And what’s with the glare from Johnny Sack? It’s not like using Pacino or Caan or DeNiro in your ad—they’ve done enough roles that they’re known as actors and not simply the personification of mobsters. The guy who plays Johnny Sack will never be known for anything other than being Johnny Sack—he’s only in there to play up the mobster angle.

If you’re willing to mimic The Sopranos, why not just go for total tastelessness and produce a spot where Barack Obama wakes up with John Edwards’s severed head in his bed?

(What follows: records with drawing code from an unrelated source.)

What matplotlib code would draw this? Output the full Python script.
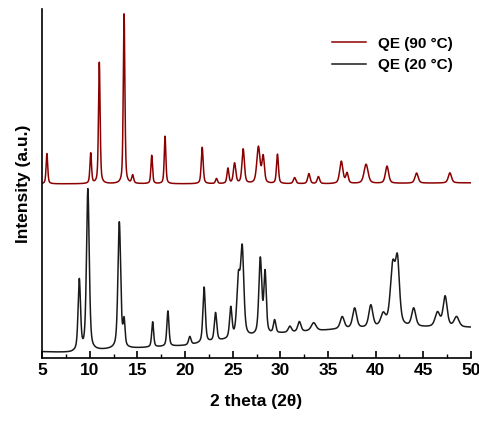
import numpy as np
import matplotlib
matplotlib.use("Agg")
import matplotlib.pyplot as plt

plt.rcParams['font.family'] = ['Liberation Sans', 'DejaVu Sans']

# black trace (QE 20 °C): baseline anchors and peaks (position, height above baseline, width)
base20_x = [5, 8, 12, 20, 25, 30, 36, 42, 46, 50]
base20_y = [6, 5, 8, 12, 18, 24, 28, 30, 30, 30]
pk20_pos = [8.9, 9.8, 13.1, 13.6, 16.6, 18.2, 20.5, 22.0, 23.2, 24.8, 25.6, 26.0, 27.9, 28.4, 29.4,
            31.0, 32.0, 33.5, 36.5, 37.8, 39.5, 40.8, 41.8, 42.3, 44.0, 46.5, 47.3, 48.5]
pk20_h = [70, 160, 125, 25, 25, 35, 8, 55, 28, 30, 55, 85, 75, 60, 13,
          6, 10, 8, 12, 20, 22, 12, 58, 60, 18, 14, 30, 10]
pk20_w = [0.15, 0.17, 0.17, 0.12, 0.12, 0.13, 0.15, 0.15, 0.15, 0.15, 0.2, 0.2, 0.18, 0.15, 0.15,
          0.2, 0.2, 0.3, 0.25, 0.25, 0.25, 0.3, 0.3, 0.25, 0.25, 0.3, 0.25, 0.3]

# red trace (QE 90 °C)
base90_x = [5, 20, 35, 50]
base90_y = [172, 172, 172, 173]
pk90_pos = [5.5, 10.1, 11.0, 13.6, 14.5, 16.5, 17.9, 21.8, 23.3, 24.5, 25.2, 26.1, 27.7, 28.2, 29.7,
            31.5, 33.0, 34.0, 36.4, 37.0, 39.0, 41.2, 44.3, 47.8]
pk90_h = [30, 30, 120, 168, 8, 28, 47, 36, 5, 15, 20, 34, 36, 26, 29,
          6, 10, 7, 22, 10, 19, 17, 10, 10]
pk90_w = [0.1, 0.1, 0.1, 0.1, 0.12, 0.1, 0.1, 0.12, 0.12, 0.12, 0.15, 0.15, 0.2, 0.15, 0.12,
          0.15, 0.15, 0.15, 0.2, 0.15, 0.25, 0.2, 0.2, 0.2]

tt = np.linspace(5, 50, 4000)

def pattern(bx, by, pos, h, w):
    y = np.interp(tt, bx, by)
    for p, a, g in zip(pos, h, w):
        x = (tt - p) / g
        y = y + a * (0.5 / (1 + x ** 2) + 0.5 * np.exp(-0.693 * x ** 2))
    return y

fig = plt.figure(figsize=(4.79, 4.23), dpi=100)
ax = fig.add_axes([0.088, 0.154, 0.895, 0.825])
ax.plot(tt, pattern(base90_x, base90_y, pk90_pos, pk90_h, pk90_w), color='#8b0000', lw=1.1, label='QE (90 °C)')
ax.plot(tt, pattern(base20_x, base20_y, pk20_pos, pk20_h, pk20_w), color='#1a1a1a', lw=1.1, label='QE (20 °C)')
ax.set_xlim(5, 50)
ax.set_ylim(0, 345)
ax.set_xticks(range(5, 51, 5))
ax.set_xticks(np.arange(7.5, 50, 5), minor=True)
ax.set_yticks([])
ax.tick_params(axis='x', direction='in', length=5, width=1.2, labelsize=12.5)
ax.tick_params(axis='x', which='minor', direction='in', length=3, width=1)
for lab in ax.get_xticklabels():
    lab.set_fontweight('bold')
ax.spines['top'].set_visible(False)
ax.spines['right'].set_visible(False)
ax.spines['left'].set_linewidth(1.2)
ax.spines['bottom'].set_linewidth(1.2)
ax.set_xlabel('2 theta (2θ)', fontsize=12.5, fontweight='bold', labelpad=12)
ax.set_ylabel('Intensity (a.u.)', fontsize=12.5, fontweight='bold', labelpad=8)
ax.legend(loc='upper right', bbox_to_anchor=(0.99, 0.96), frameon=False,
          prop={'weight': 'bold', 'size': 11}, handlelength=2.2)
fig.savefig('out.png', dpi=100)
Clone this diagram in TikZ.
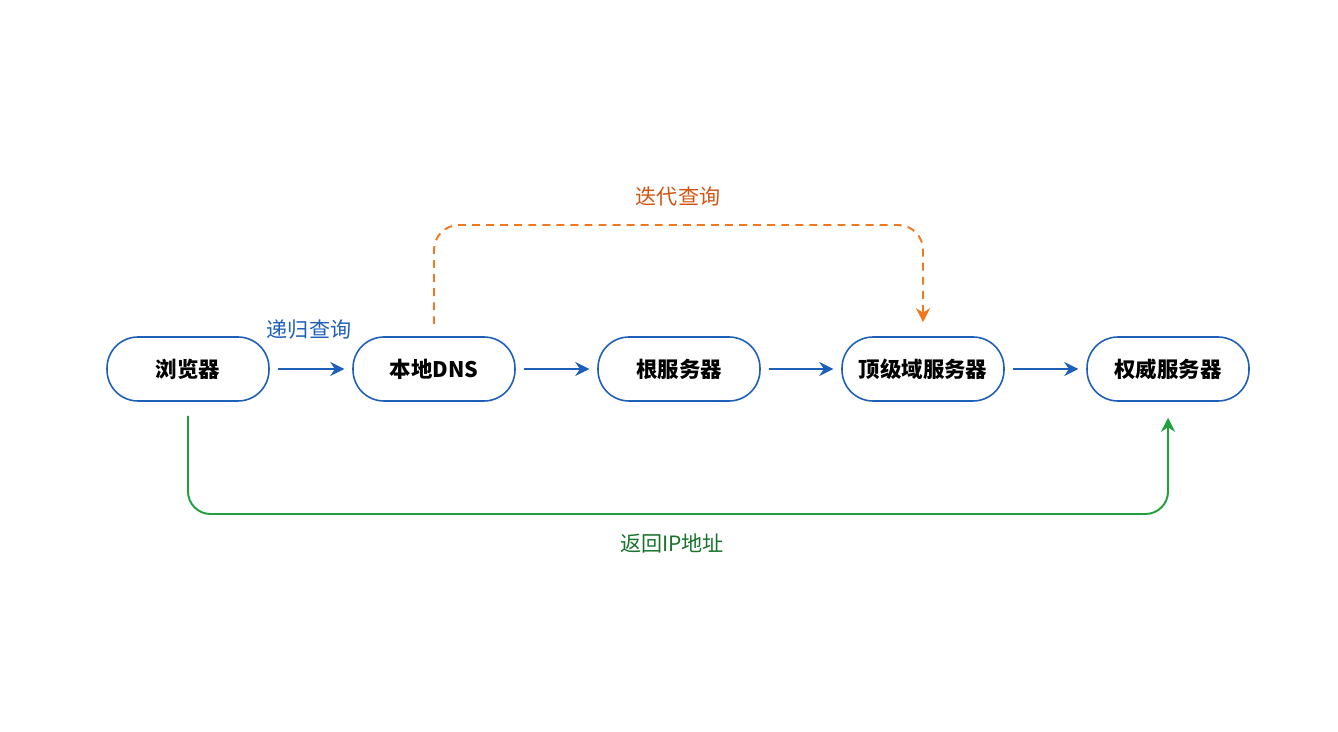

3 Responses to “Gangsters are bad, Hillary.”

  1. gatorbob Says:
    June 25th, 2007 at 10:31 PMIt’s not the lame attempt at connecting with popular culture that turns my stomach, it’s the lousy politics and the incessant triangulating that’s at the core of the Clinton campaign. Throughout my political life, the Democrats have been involved in a vain effort at regaining the “Reagan Democrats,” while there are 50 million potential voters out there who might be tempted into the polling booth with the promise of providing for people’s real needs (health care, education, and the like) and not treating our kids as if they were cannon fodder. Honestly, if it’s Hillary vs. Rudy (vs. Bloomberg even), I’m going Third Party again. Anyone join me?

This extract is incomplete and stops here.